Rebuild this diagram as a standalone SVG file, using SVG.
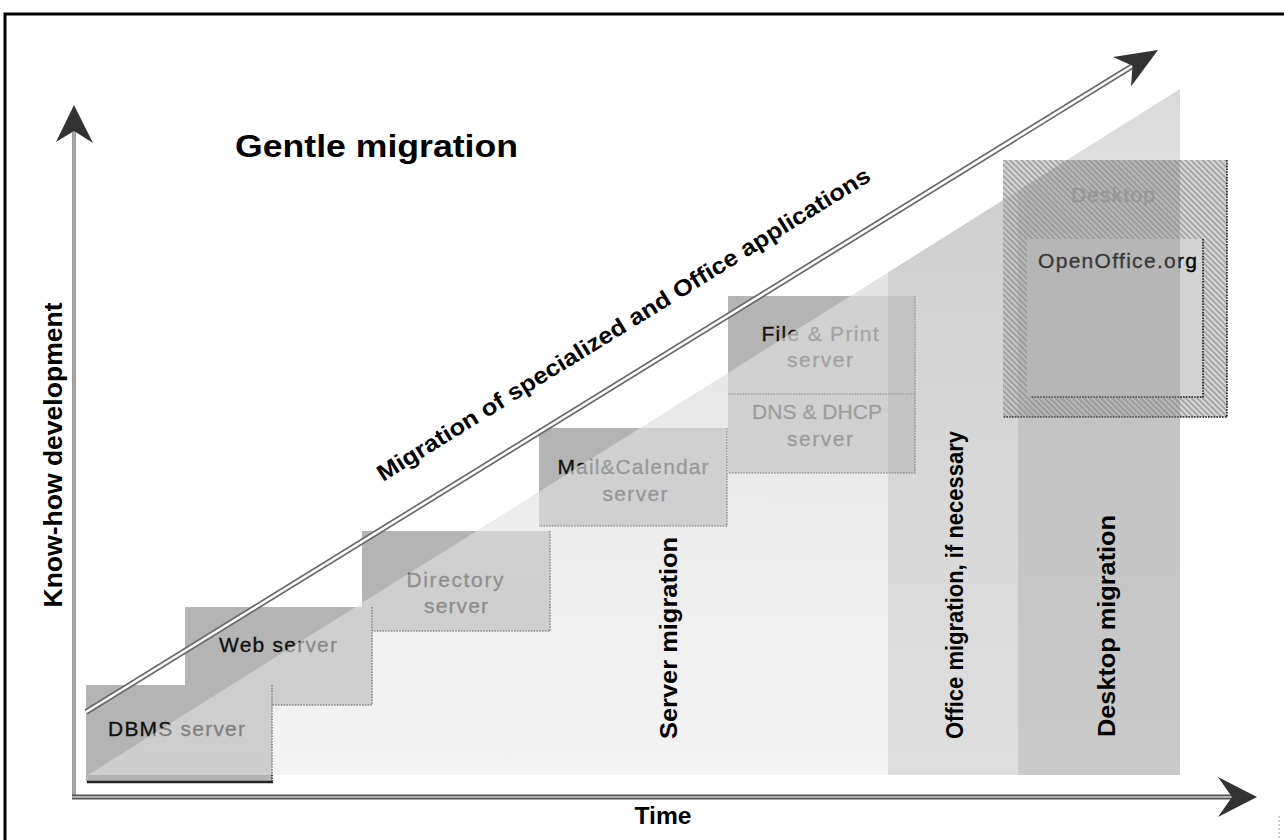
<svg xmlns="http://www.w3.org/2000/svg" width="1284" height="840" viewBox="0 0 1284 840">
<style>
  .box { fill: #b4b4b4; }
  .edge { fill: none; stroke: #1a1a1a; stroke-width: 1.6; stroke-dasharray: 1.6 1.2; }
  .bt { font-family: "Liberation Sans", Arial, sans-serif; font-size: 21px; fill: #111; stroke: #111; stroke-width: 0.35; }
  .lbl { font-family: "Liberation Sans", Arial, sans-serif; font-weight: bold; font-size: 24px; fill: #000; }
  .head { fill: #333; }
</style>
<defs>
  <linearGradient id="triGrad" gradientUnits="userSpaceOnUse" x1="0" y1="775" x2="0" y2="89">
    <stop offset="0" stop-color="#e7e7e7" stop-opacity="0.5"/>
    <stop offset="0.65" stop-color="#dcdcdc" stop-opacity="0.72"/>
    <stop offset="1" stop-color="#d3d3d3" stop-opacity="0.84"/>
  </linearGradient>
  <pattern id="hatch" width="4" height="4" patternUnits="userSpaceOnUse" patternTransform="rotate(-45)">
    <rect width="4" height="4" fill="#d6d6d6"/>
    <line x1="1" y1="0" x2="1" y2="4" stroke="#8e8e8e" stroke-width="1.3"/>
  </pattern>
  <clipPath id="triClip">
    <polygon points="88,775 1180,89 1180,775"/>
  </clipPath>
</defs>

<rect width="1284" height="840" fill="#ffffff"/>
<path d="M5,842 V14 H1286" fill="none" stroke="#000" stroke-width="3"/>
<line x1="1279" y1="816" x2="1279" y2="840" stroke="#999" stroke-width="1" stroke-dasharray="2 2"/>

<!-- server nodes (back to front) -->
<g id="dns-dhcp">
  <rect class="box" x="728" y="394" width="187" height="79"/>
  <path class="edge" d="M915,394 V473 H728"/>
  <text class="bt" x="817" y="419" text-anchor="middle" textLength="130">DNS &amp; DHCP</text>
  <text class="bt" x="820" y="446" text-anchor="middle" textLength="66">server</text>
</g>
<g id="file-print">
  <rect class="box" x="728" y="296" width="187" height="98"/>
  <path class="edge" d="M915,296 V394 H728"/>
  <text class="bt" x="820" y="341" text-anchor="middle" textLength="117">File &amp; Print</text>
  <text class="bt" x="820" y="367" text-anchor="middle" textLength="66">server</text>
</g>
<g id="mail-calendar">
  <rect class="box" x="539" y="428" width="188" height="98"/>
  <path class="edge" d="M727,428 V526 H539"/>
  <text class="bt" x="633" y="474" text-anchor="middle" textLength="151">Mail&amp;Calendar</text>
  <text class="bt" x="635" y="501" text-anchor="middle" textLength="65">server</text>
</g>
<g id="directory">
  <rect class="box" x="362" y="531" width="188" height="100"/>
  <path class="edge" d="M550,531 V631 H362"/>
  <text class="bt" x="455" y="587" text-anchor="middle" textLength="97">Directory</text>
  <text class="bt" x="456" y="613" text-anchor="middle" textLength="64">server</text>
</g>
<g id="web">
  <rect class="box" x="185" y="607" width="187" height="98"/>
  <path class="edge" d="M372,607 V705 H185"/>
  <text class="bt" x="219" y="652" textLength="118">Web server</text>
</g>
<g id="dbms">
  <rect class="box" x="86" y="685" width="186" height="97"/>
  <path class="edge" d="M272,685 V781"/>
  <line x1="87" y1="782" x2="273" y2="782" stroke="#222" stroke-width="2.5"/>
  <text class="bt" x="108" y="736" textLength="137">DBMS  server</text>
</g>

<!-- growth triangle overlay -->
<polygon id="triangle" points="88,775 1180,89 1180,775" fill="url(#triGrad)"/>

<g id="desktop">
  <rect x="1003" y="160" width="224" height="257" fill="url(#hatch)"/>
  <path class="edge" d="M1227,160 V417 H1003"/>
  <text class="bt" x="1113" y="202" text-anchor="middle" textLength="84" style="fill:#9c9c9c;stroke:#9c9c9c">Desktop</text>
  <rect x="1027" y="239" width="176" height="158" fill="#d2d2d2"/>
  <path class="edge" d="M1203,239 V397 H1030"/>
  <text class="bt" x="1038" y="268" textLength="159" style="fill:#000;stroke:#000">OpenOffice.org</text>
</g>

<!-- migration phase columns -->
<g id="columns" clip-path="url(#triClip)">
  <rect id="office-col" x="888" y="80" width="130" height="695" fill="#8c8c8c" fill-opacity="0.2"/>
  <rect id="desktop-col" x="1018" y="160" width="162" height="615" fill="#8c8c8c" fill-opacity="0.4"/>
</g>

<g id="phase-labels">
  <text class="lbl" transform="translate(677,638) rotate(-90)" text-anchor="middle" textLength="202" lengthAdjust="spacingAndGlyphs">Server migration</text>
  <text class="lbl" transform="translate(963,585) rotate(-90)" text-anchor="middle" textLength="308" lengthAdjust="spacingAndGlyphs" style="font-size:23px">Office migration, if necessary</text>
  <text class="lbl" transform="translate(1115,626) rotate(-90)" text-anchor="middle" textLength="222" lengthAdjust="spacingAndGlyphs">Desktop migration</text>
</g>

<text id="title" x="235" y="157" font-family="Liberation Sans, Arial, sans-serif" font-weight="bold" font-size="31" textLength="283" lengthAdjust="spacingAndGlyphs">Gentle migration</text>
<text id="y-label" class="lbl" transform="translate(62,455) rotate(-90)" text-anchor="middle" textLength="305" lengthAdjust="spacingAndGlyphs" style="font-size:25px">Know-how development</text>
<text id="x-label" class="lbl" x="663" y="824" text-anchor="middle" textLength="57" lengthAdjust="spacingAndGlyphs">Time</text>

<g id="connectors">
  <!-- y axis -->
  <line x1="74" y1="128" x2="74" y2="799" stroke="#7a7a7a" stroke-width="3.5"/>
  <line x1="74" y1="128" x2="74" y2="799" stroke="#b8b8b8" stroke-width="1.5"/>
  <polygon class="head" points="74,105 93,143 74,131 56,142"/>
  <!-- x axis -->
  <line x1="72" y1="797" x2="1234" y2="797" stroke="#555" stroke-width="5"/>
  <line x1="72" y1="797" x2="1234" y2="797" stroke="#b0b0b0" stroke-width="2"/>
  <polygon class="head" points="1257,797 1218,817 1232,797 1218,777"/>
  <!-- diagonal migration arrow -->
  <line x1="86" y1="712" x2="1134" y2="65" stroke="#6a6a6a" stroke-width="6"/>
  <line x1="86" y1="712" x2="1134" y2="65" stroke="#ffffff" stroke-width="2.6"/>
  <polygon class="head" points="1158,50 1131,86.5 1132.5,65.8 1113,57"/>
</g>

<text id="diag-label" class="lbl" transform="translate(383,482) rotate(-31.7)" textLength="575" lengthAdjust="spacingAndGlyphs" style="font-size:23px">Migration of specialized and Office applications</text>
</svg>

══════════════════════════════

> What is asked:
Go through the material above and print all of it exactly, except the pictures.

> Solution:
Rebuild this diagram as a standalone SVG file, using SVG.
<svg xmlns="http://www.w3.org/2000/svg" width="1284" height="840" viewBox="0 0 1284 840">
<style>
  .box { fill: #b4b4b4; }
  .edge { fill: none; stroke: #1a1a1a; stroke-width: 1.6; stroke-dasharray: 1.6 1.2; }
  .bt { font-family: "Liberation Sans", Arial, sans-serif; font-size: 21px; fill: #111; stroke: #111; stroke-width: 0.35; }
  .lbl { font-family: "Liberation Sans", Arial, sans-serif; font-weight: bold; font-size: 24px; fill: #000; }
  .head { fill: #333; }
</style>
<defs>
  <linearGradient id="triGrad" gradientUnits="userSpaceOnUse" x1="0" y1="775" x2="0" y2="89">
    <stop offset="0" stop-color="#e7e7e7" stop-opacity="0.5"/>
    <stop offset="0.65" stop-color="#dcdcdc" stop-opacity="0.72"/>
    <stop offset="1" stop-color="#d3d3d3" stop-opacity="0.84"/>
  </linearGradient>
  <pattern id="hatch" width="4" height="4" patternUnits="userSpaceOnUse" patternTransform="rotate(-45)">
    <rect width="4" height="4" fill="#d6d6d6"/>
    <line x1="1" y1="0" x2="1" y2="4" stroke="#8e8e8e" stroke-width="1.3"/>
  </pattern>
  <clipPath id="triClip">
    <polygon points="88,775 1180,89 1180,775"/>
  </clipPath>
</defs>

<rect width="1284" height="840" fill="#ffffff"/>
<path d="M5,842 V14 H1286" fill="none" stroke="#000" stroke-width="3"/>
<line x1="1279" y1="816" x2="1279" y2="840" stroke="#999" stroke-width="1" stroke-dasharray="2 2"/>

<!-- server nodes (back to front) -->
<g id="dns-dhcp">
  <rect class="box" x="728" y="394" width="187" height="79"/>
  <path class="edge" d="M915,394 V473 H728"/>
  <text class="bt" x="817" y="419" text-anchor="middle" textLength="130">DNS &amp; DHCP</text>
  <text class="bt" x="820" y="446" text-anchor="middle" textLength="66">server</text>
</g>
<g id="file-print">
  <rect class="box" x="728" y="296" width="187" height="98"/>
  <path class="edge" d="M915,296 V394 H728"/>
  <text class="bt" x="820" y="341" text-anchor="middle" textLength="117">File &amp; Print</text>
  <text class="bt" x="820" y="367" text-anchor="middle" textLength="66">server</text>
</g>
<g id="mail-calendar">
  <rect class="box" x="539" y="428" width="188" height="98"/>
  <path class="edge" d="M727,428 V526 H539"/>
  <text class="bt" x="633" y="474" text-anchor="middle" textLength="151">Mail&amp;Calendar</text>
  <text class="bt" x="635" y="501" text-anchor="middle" textLength="65">server</text>
</g>
<g id="directory">
  <rect class="box" x="362" y="531" width="188" height="100"/>
  <path class="edge" d="M550,531 V631 H362"/>
  <text class="bt" x="455" y="587" text-anchor="middle" textLength="97">Directory</text>
  <text class="bt" x="456" y="613" text-anchor="middle" textLength="64">server</text>
</g>
<g id="web">
  <rect class="box" x="185" y="607" width="187" height="98"/>
  <path class="edge" d="M372,607 V705 H185"/>
  <text class="bt" x="219" y="652" textLength="118">Web server</text>
</g>
<g id="dbms">
  <rect class="box" x="86" y="685" width="186" height="97"/>
  <path class="edge" d="M272,685 V781"/>
  <line x1="87" y1="782" x2="273" y2="782" stroke="#222" stroke-width="2.5"/>
  <text class="bt" x="108" y="736" textLength="137">DBMS  server</text>
</g>

<!-- growth triangle overlay -->
<polygon id="triangle" points="88,775 1180,89 1180,775" fill="url(#triGrad)"/>

<g id="desktop">
  <rect x="1003" y="160" width="224" height="257" fill="url(#hatch)"/>
  <path class="edge" d="M1227,160 V417 H1003"/>
  <text class="bt" x="1113" y="202" text-anchor="middle" textLength="84" style="fill:#9c9c9c;stroke:#9c9c9c">Desktop</text>
  <rect x="1027" y="239" width="176" height="158" fill="#d2d2d2"/>
  <path class="edge" d="M1203,239 V397 H1030"/>
  <text class="bt" x="1038" y="268" textLength="159" style="fill:#000;stroke:#000">OpenOffice.org</text>
</g>

<!-- migration phase columns -->
<g id="columns" clip-path="url(#triClip)">
  <rect id="office-col" x="888" y="80" width="130" height="695" fill="#8c8c8c" fill-opacity="0.2"/>
  <rect id="desktop-col" x="1018" y="160" width="162" height="615" fill="#8c8c8c" fill-opacity="0.4"/>
</g>

<g id="phase-labels">
  <text class="lbl" transform="translate(677,638) rotate(-90)" text-anchor="middle" textLength="202" lengthAdjust="spacingAndGlyphs">Server migration</text>
  <text class="lbl" transform="translate(963,585) rotate(-90)" text-anchor="middle" textLength="308" lengthAdjust="spacingAndGlyphs" style="font-size:23px">Office migration, if necessary</text>
  <text class="lbl" transform="translate(1115,626) rotate(-90)" text-anchor="middle" textLength="222" lengthAdjust="spacingAndGlyphs">Desktop migration</text>
</g>

<text id="title" x="235" y="157" font-family="Liberation Sans, Arial, sans-serif" font-weight="bold" font-size="31" textLength="283" lengthAdjust="spacingAndGlyphs">Gentle migration</text>
<text id="y-label" class="lbl" transform="translate(62,455) rotate(-90)" text-anchor="middle" textLength="305" lengthAdjust="spacingAndGlyphs" style="font-size:25px">Know-how development</text>
<text id="x-label" class="lbl" x="663" y="824" text-anchor="middle" textLength="57" lengthAdjust="spacingAndGlyphs">Time</text>

<g id="connectors">
  <!-- y axis -->
  <line x1="74" y1="128" x2="74" y2="799" stroke="#7a7a7a" stroke-width="3.5"/>
  <line x1="74" y1="128" x2="74" y2="799" stroke="#b8b8b8" stroke-width="1.5"/>
  <polygon class="head" points="74,105 93,143 74,131 56,142"/>
  <!-- x axis -->
  <line x1="72" y1="797" x2="1234" y2="797" stroke="#555" stroke-width="5"/>
  <line x1="72" y1="797" x2="1234" y2="797" stroke="#b0b0b0" stroke-width="2"/>
  <polygon class="head" points="1257,797 1218,817 1232,797 1218,777"/>
  <!-- diagonal migration arrow -->
  <line x1="86" y1="712" x2="1134" y2="65" stroke="#6a6a6a" stroke-width="6"/>
  <line x1="86" y1="712" x2="1134" y2="65" stroke="#ffffff" stroke-width="2.6"/>
  <polygon class="head" points="1158,50 1131,86.5 1132.5,65.8 1113,57"/>
</g>

<text id="diag-label" class="lbl" transform="translate(383,482) rotate(-31.7)" textLength="575" lengthAdjust="spacingAndGlyphs" style="font-size:23px">Migration of specialized and Office applications</text>
</svg>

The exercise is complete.